Sunday, September 25, 2016

Vinayaka Damodar Savarkar Indian Freedom Fighter

Vinayaka Damodar Savarkar Indian Freedom Fighter
Date of birth: 28th May, 1883 and Date of death: 1966
Vinayak Damodar Savarkar, sometimes called as Veer Savarkar was an Indian freedom fighter and Hindu nationalist leader.  He was a great orator, prolific writer, historian, poet, philosopher and social worker who devoted his entire life to the cause of the Indian independence movement.  He is regarded by some as one of the greatest revolutionaries in the Indian Freedom Movement.  He was also one of the controversial figures of the National Movement.  Being a descendant of a line of Sanskrit scholars, Veer Savarkar took great interest in History, Politics and Indian Culture.  His book, ‘First War of Indian Independence Movement: 1857’, served as an inspiration for many freedom fighters.  Born in the village of Bhagur near Nasik, he was one among four children born to Damodar Pant Savarkar and Radhabai.  His initial education was at the Shivaji School, Nasik.  In 1902, he joined Fergusson College in Pune to study further.  In June, 1906, he received a scholarship and left for London to study law.

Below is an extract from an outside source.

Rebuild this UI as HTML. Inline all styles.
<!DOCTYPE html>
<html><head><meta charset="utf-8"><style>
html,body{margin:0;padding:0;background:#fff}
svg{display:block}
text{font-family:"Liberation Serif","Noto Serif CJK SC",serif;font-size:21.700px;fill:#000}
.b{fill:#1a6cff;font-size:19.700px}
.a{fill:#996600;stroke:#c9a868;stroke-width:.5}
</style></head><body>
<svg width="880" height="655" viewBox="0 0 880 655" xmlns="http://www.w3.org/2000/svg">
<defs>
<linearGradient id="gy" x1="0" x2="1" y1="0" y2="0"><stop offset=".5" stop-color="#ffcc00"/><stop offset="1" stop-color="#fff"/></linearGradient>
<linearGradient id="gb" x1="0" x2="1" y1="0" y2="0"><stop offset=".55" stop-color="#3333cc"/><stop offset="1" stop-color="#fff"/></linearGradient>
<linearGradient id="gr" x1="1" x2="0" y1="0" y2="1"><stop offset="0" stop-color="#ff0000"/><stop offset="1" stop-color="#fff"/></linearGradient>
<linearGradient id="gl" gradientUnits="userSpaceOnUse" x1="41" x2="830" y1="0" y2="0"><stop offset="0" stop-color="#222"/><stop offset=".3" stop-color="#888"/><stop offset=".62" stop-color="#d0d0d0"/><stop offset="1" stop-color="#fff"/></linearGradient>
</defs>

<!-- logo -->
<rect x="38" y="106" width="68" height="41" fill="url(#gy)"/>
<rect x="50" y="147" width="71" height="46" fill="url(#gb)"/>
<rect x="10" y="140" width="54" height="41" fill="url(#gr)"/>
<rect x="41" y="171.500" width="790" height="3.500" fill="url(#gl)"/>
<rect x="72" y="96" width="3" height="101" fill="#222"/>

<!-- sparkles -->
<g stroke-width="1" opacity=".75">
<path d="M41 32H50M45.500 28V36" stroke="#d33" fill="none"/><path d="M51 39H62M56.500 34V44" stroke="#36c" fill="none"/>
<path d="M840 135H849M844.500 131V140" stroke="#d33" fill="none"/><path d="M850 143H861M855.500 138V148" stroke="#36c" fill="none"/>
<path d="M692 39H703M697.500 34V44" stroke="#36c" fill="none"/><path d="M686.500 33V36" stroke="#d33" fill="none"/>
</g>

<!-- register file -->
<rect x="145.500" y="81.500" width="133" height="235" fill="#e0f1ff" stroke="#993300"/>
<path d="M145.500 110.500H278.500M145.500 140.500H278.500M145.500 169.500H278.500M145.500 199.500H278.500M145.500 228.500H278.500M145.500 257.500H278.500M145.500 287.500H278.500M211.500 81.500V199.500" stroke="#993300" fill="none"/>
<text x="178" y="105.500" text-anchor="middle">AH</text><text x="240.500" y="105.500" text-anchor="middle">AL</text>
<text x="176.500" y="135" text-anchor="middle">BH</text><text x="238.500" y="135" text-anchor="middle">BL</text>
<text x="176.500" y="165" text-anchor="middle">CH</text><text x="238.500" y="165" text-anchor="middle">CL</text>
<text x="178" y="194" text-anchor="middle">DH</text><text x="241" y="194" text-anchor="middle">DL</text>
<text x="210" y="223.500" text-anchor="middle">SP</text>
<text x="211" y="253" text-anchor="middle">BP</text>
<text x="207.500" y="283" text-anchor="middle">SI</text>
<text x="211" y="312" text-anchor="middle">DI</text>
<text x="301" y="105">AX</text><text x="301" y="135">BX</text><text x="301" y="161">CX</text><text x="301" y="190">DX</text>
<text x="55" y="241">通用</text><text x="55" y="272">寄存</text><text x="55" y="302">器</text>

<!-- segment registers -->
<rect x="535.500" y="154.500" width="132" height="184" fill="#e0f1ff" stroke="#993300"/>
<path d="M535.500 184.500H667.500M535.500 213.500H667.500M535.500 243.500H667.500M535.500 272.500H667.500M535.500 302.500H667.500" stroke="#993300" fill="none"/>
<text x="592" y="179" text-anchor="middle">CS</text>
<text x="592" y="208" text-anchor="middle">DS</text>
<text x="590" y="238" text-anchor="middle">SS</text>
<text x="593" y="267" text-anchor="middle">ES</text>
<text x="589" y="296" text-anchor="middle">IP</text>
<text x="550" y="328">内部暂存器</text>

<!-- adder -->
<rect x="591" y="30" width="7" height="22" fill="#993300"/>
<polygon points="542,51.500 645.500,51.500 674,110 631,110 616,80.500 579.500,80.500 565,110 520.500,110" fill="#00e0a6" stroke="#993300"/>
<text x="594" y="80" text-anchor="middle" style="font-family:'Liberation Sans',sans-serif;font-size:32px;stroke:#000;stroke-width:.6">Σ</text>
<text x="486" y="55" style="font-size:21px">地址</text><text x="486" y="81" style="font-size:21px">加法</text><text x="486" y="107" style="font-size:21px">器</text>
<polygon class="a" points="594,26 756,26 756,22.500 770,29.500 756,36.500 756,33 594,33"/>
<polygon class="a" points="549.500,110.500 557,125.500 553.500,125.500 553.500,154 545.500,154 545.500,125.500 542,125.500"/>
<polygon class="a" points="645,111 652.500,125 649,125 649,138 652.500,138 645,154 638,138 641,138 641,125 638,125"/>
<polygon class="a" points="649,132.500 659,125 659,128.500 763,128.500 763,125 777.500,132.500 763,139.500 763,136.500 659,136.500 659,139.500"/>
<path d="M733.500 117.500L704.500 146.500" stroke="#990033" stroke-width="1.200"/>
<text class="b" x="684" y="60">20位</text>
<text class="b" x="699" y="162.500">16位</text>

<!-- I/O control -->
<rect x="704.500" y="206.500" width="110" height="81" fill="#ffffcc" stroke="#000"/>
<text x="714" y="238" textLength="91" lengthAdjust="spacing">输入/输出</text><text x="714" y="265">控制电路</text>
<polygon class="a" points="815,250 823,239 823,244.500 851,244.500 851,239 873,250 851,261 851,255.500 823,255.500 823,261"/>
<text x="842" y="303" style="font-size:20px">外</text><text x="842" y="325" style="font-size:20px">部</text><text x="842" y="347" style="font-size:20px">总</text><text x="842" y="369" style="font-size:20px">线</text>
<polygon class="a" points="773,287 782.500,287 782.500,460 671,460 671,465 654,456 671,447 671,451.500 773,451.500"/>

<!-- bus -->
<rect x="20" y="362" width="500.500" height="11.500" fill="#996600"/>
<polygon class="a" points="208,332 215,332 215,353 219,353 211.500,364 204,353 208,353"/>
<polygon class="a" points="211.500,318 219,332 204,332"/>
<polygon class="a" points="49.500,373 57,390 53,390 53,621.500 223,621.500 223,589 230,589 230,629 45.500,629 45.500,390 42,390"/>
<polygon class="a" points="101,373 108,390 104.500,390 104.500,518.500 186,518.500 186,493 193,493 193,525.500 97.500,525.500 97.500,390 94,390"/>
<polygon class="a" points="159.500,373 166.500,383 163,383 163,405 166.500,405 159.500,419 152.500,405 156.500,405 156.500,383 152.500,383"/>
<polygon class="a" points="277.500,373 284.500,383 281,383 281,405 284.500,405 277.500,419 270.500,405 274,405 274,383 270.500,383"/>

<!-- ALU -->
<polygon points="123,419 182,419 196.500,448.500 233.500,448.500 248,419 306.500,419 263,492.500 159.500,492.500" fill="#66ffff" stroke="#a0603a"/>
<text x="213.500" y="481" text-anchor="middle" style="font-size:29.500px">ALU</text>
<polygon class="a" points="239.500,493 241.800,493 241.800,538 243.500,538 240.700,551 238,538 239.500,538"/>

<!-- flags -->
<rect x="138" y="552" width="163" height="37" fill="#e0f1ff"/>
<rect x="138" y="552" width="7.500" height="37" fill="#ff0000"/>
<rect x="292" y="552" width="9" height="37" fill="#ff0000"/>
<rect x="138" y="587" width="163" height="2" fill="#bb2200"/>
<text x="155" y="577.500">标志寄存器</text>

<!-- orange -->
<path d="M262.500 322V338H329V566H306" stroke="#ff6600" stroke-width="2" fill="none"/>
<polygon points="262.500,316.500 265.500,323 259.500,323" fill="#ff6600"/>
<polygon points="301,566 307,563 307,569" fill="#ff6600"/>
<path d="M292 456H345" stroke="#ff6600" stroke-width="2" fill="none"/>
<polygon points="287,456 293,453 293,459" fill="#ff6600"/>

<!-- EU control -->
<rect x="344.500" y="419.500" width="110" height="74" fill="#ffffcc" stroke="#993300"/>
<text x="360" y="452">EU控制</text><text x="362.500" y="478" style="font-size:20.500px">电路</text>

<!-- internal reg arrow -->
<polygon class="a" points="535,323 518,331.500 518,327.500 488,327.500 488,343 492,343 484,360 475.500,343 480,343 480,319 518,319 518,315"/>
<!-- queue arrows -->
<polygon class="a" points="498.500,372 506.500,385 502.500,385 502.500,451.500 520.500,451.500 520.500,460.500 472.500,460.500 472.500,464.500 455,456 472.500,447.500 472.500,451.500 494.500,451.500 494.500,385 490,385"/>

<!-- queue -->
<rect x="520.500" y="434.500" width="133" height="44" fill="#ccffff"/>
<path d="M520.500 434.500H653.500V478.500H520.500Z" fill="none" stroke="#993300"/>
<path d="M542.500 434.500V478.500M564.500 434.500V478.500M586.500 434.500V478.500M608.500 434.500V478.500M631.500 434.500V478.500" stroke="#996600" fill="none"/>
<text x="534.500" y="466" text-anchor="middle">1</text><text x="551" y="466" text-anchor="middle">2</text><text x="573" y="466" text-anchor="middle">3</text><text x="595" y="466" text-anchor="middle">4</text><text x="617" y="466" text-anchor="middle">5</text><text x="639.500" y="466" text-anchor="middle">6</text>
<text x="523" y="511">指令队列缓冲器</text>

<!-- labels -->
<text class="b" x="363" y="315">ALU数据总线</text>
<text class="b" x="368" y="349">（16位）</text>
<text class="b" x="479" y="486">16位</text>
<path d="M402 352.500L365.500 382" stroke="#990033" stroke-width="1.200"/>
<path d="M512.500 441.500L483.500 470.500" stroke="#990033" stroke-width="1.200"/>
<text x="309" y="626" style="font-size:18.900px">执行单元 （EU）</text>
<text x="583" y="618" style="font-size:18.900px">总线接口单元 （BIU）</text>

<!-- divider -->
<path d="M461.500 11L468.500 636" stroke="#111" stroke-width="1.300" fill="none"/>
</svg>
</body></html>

As a student, Savarkar was involved in the Swadeshi movement.  Later he joined Bal Gangadhar Tilak’s Swaraj Party.  When in London, he founded the Free India Society.  The Society celebrated important dates on the Indian Calendar including festivals and freedom movement landmarks.  In 1908, when he wrote ‘The Indian War of Independence, 1857’, the British Government immediately enforced a ban on the publication in both Britain and India.  Later, it was published by Madame Bhikaiji Cama in Holland and was smuggled into India to reach revolutionaries working across the country against British rule.  When the British Collector of Nasik, A.M.T. Jackson was shot dead by a youth, Savarkar fell under the net of the Britishers.  He was implicated in the murder citing his connections with India House.  A warrant was issued on 13th March, 1910, following which he was arrested in Paris.  He hatched a plan to escape at Marseilles which failed.  He was captured and brought to Bombay on the S.S. Morea, and imprisoned at the Yerawada Jail.  He was tried, and at the age of 27 years, sentenced to 50 years imprisonment at the infamous Cellular Jail in the Andaman and Nicobar Islands.  On 4th July, 1911, he was transported to the Andaman.  He appealed for clemency in 1911, and again in 1913, during Sir Reginald Craddock’s visit.  In 1920, many prominent freedom fighters including Vithalbhai Patel, Mahatma Gandhi and Tilak demanded the release of Savarkar and his brother in the Central Legislative Assembly.  On 2nd May, 1921, Savarkar moved to Ratnagiri Jail, and from there to Yeravada jail.  It was in Ratnagiri Jail that Savarkar wrote the book ‘Hindutva’.  The Hindu Mahasabha, under the presidentship of Savarkar supported the Quit India Movement.  His literary works in Marathi include ‘Kamala’ and ‘Mazi Janmathep (My Life Sentence).  Another important noted book was ‘Kala Pani’ (similar to life sentence, but on the island prison on the Andamans) which reflected the treatment of freedom fighters.